Data ▸
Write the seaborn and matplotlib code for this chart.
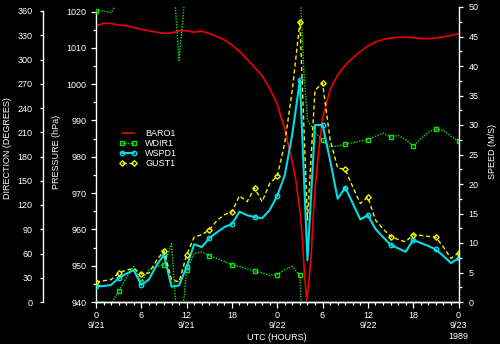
import numpy as np
import pandas as pd
import matplotlib
matplotlib.use("Agg")
import matplotlib.pyplot as plt
import seaborn as sns

# Station record through the passage of Hurricane Hugo, 21-23 Sep 1989.
# Times are hours after 00 UTC 9/21.
baro_hours = [0, 1, 2, 3, 4, 5, 6, 7, 8, 9, 10, 11, 12, 13, 14, 15, 16, 17, 18,
              19, 20, 21, 22, 23, 24, 25, 26, 26.5, 27, 27.3, 27.6, 27.9, 28.2,
              28.5, 28.8, 29, 29.5, 30, 31, 32, 33, 34, 35, 36, 37, 38, 39, 40,
              41, 42, 43, 44, 45, 46, 47, 48]
baro1 = [1016.0, 1016.8, 1016.7, 1016.3, 1016.1, 1015.6, 1015.1, 1014.7, 1014.3,
         1014.0, 1014.1, 1014.7, 1014.7, 1014.3, 1014.6, 1013.9, 1013.1, 1012.2,
         1010.8, 1009.0, 1006.9, 1004.6, 1002.3, 998.8, 994.5, 987.5, 978.5,
         973.0, 965.0, 958.0, 948.0, 940.5, 946.0, 953.0, 965.0, 971.0, 982.0,
         990.5, 998.5, 1002.5, 1005.2, 1007.2, 1009.0, 1010.5, 1011.6, 1012.3,
         1012.7, 1012.9, 1012.9, 1012.8, 1012.6, 1012.5, 1012.7, 1013.0, 1013.4,
         1013.9]

wdir_hours = [0, 1, 2, 3, 4, 5, 6, 7, 8, 9, 10, 11, 12, 13, 14, 15, 16, 17, 18,
              19, 20, 21, 22, 23, 24, 25, 26, 27, 27.5, 28, 29, 30, 31, 32, 33,
              34, 35, 36, 37, 38, 39, 40, 41, 42, 43, 44, 45, 46, 47, 48]
wdir1 = [360, 360, 358, 13, 30, 44, 25, 40, 44, 46, 72, 299, 40, 60, 62, 57, 54,
         50, 46, 44, 41, 38, 36, 33, 34, 40, 44, 33, 290, 225, 210, 200, 192,
         193, 195, 197, 199, 201, 205, 209, 204, 206, 201, 193, 202, 210, 214,
         212, 205, 199]

wind_hours = list(range(49))
wspd1 = [2.7, 2.7, 2.9, 4.0, 4.8, 5.4, 2.9, 3.8, 6.2, 8.0, 2.6, 2.8, 6.0, 9.8,
         9.3, 10.8, 11.8, 12.7, 13.2, 15.3, 14.7, 14.4, 14.2, 15.6, 18.0, 21.5,
         28.5, 37.6, 7.1, 30.0, 30.0, 24.0, 17.5, 19.4, 16.7, 14.0, 14.7, 12.4,
         11.0, 9.7, 9.1, 8.5, 10.5, 10.0, 9.5, 8.9, 7.8, 6.6, 7.4]
gust1 = [3.4, 3.6, 3.8, 4.9, 5.4, 5.7, 4.75, 4.9, 7.0, 8.7, 3.8, 3.4, 8.0, 11.0,
         11.4, 12.2, 13.8, 14.8, 15.3, 18.0, 17.0, 19.3, 17.0, 20.1, 21.3, 27.0,
         36.0, 47.5, 13.9, 35.9, 37.1, 27.5, 22.7, 22.5, 19.5, 16.7, 17.8, 13.9,
         12.4, 11.1, 10.6, 10.2, 11.4, 11.3, 11.1, 11.0, 9.3, 7.4, 8.3]

hour_ticks = [0, 6, 12, 18, 24, 30, 36, 42, 48]
hour_labels = ["0\n9/21", "6", "12\n9/21", "18", "0\n9/22", "6", "12\n9/22",
               "18", "0\n9/23\n1989"]

RED, GREEN, CYAN, YELLOW = "#f00000", "#10e010", "#00dde6", "#f2f200"
FS = 6.5

sns.set_theme(style="ticks", rc={
    "figure.facecolor": "black", "axes.facecolor": "black",
    "axes.edgecolor": "white", "text.color": "white",
    "axes.labelcolor": "white", "xtick.color": "white", "ytick.color": "white",
    "axes.grid": False, "axes.linewidth": 1.0,
})
plt.rcParams["font.family"] = ["Liberation Sans", "DejaVu Sans"]
plt.rcParams["font.size"] = FS

W, H = 500, 344
fig = plt.figure(figsize=(W / 100, H / 100), dpi=100)
x_left, x_right, y_base, y_top = 96, 458.5, 302, 7
ax_p = fig.add_axes([x_left / W, 1 - y_base / H,
                     (x_right - x_left) / W, (y_base - y_top) / H])
ax_d = ax_p.twinx()
ax_s = ax_p.twinx()
axw = x_right - x_left
axh = y_base - y_top

# Upper limits so that the labelled tops (1020 hPa, 360 deg) sit a little
# under the top of the speed scale.
p_top = 1020 + 80 * (11.5 - y_top) / (y_base - 11.5)
d_top = 360 + 360 * (11.0 - y_top) / (y_base - 11.0)

# --- pressure
df_p = pd.DataFrame({"hour": baro_hours, "pres": baro1})
sns.lineplot(data=df_p, x="hour", y="pres", ax=ax_p, color=RED, lw=1.2,
             estimator=None, legend=False, label="BARO1")
baro_line = ax_p.lines[-1]

# --- wind direction, drawn with wrap-around copies so crossings of north
# continue at the other edge of the scale
hrs_d = np.asarray(wdir_hours, float)
dir_cont = np.unwrap(np.asarray(wdir1, float), period=360)
on_mark = np.isclose(np.mod(hrs_d, 3), 0)
wdir_line = None
for k in (-1, 0, 1):
    vals = dir_cont + 360 * k
    inside = (vals > 0.5) & (vals <= d_top)
    if not inside.any():
        continue
    df_d = pd.DataFrame({"hour": hrs_d, "dir": vals})
    sns.lineplot(data=df_d, x="hour", y="dir", ax=ax_d, color=GREEN, lw=1.0,
                 linestyle=(0, (1, 1)), marker="s", markersize=3.0,
                 markerfacecolor="none", markeredgecolor=GREEN,
                 markeredgewidth=1.0, markevery=list(on_mark & inside),
                 estimator=None, legend=False, label="WDIR1")
    if wdir_line is None or k == 0:
        wdir_line = ax_d.lines[-1]

# --- wind speed and gust
hrs_w = np.asarray(wind_hours, float)
mark_w = list(np.isclose(np.mod(hrs_w, 3), 0))
df_w = pd.DataFrame({"hour": hrs_w, "spd": wspd1, "gust": gust1})
sns.lineplot(data=df_w, x="hour", y="spd", ax=ax_s, color=CYAN, lw=1.5,
             marker="o", markersize=3.2, markerfacecolor="none",
             markeredgecolor=CYAN, markeredgewidth=1.0, markevery=mark_w,
             estimator=None, legend=False, label="WSPD1")
wspd_line = ax_s.lines[-1]
sns.lineplot(data=df_w, x="hour", y="gust", ax=ax_s, color=YELLOW, lw=1.0,
             linestyle=(0, (3, 2)), marker="D", markersize=2.8,
             markerfacecolor="none", markeredgecolor=YELLOW,
             markeredgewidth=1.0, markevery=mark_w,
             estimator=None, legend=False, label="GUST1")
gust_line = ax_s.lines[-1]

# --- x axis (hours UTC)
ax_p.set_xlim(0, 48)
ax_p.set_xticks(hour_ticks, hour_labels)
ax_p.set_xticks(range(49), minor=True)
ax_p.tick_params(axis="x", which="major", direction="out", length=4,
                 width=0.9, pad=2.5, labelsize=FS)
ax_p.tick_params(axis="x", which="minor", direction="out", length=2,
                 width=0.9)
ax_p.set_xlabel("UTC (HOURS)", fontsize=FS)
ax_p.xaxis.set_label_coords(0.5, (y_base - 333.5) / axh)

# --- pressure axis
ax_p.set_ylim(940, p_top)
ax_p.set_yticks(np.arange(940, 1021, 10))
ax_p.set_yticks(np.arange(940, 1021, 5), minor=True)
ax_p.tick_params(axis="y", which="major", direction="out", length=3.6,
                 width=0.9, pad=3.4, labelsize=FS)
ax_p.tick_params(axis="y", which="minor", direction="out", length=2.2,
                 width=0.9)
ax_p.spines["left"].set_bounds(940, 1020)
ax_p.spines["top"].set_visible(False)
ax_p.spines["right"].set_visible(False)
ax_p.set_ylabel("PRESSURE (hPa)", fontsize=FS)
ax_p.yaxis.set_label_coords((61 - x_left) / axw, (y_base - 151.7) / axh)

# --- direction axis, offset to the far left
ax_d.set_ylim(0, d_top)
ax_d.yaxis.set_ticks_position("left")
ax_d.yaxis.set_label_position("left")
ax_d.spines["left"].set_position(("axes", (42.7 - x_left) / axw))
ax_d.spines["left"].set_visible(True)
ax_d.spines["left"].set_bounds(0, 360)
for side in ("right", "top", "bottom"):
    ax_d.spines[side].set_visible(False)
ax_d.set_yticks(np.arange(0, 361, 30))
ax_d.tick_params(axis="y", which="major", direction="out", length=2.5,
                 width=0.9, pad=5, labelsize=FS)
ax_d.set_ylabel("DIRECTION (DEGREES)", fontsize=FS)
ax_d.yaxis.set_label_coords((12.3 - x_left) / axw, (y_base - 148.3) / axh)

# --- speed axis on the right
ax_s.set_ylim(0, 50)
ax_s.set_yticks(np.arange(0, 51, 5))
ax_s.set_yticks(np.arange(0, 50.1, 2.5), minor=True)
ax_s.tick_params(axis="y", which="major", direction="out", length=3,
                 width=0.9, pad=4.3, labelsize=FS)
ax_s.tick_params(axis="y", which="minor", direction="out", length=1.8,
                 width=0.9)
for side in ("left", "top"):
    ax_s.spines[side].set_visible(False)
ax_s.spines["bottom"].set_visible(True)
ax_s.set_ylabel("SPEED (M/S)", fontsize=FS)
ax_s.yaxis.set_label_coords((487.7 - x_left) / axw, (y_base - 151.7) / axh)

for a in (ax_d, ax_s):
    a.set_xlabel("")
    a.tick_params(axis="x", which="both", bottom=False, labelbottom=False)

fig.legend([baro_line, wdir_line, wspd_line, gust_line],
           ["BARO1", "WDIR1", "WSPD1", "GUST1"],
           loc="upper left", bbox_to_anchor=(119 / W, 1 - 129.5 / H),
           bbox_transform=fig.transFigure, frameon=False, borderpad=0,
           borderaxespad=0, handlelength=2.0, handletextpad=0.9,
           labelspacing=0.1, numpoints=2, fontsize=FS)

fig.savefig("out.png", dpi=100, facecolor="black")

Problem statement ▸
Return, unchanged, the lines from the first line of the material through the line that holds "import seaborn as sns", inclusive, omitting pictures.

Answer for this exercise ▸
Write the seaborn and matplotlib code for this chart.
import numpy as np
import pandas as pd
import matplotlib
matplotlib.use("Agg")
import matplotlib.pyplot as plt
import seaborn as sns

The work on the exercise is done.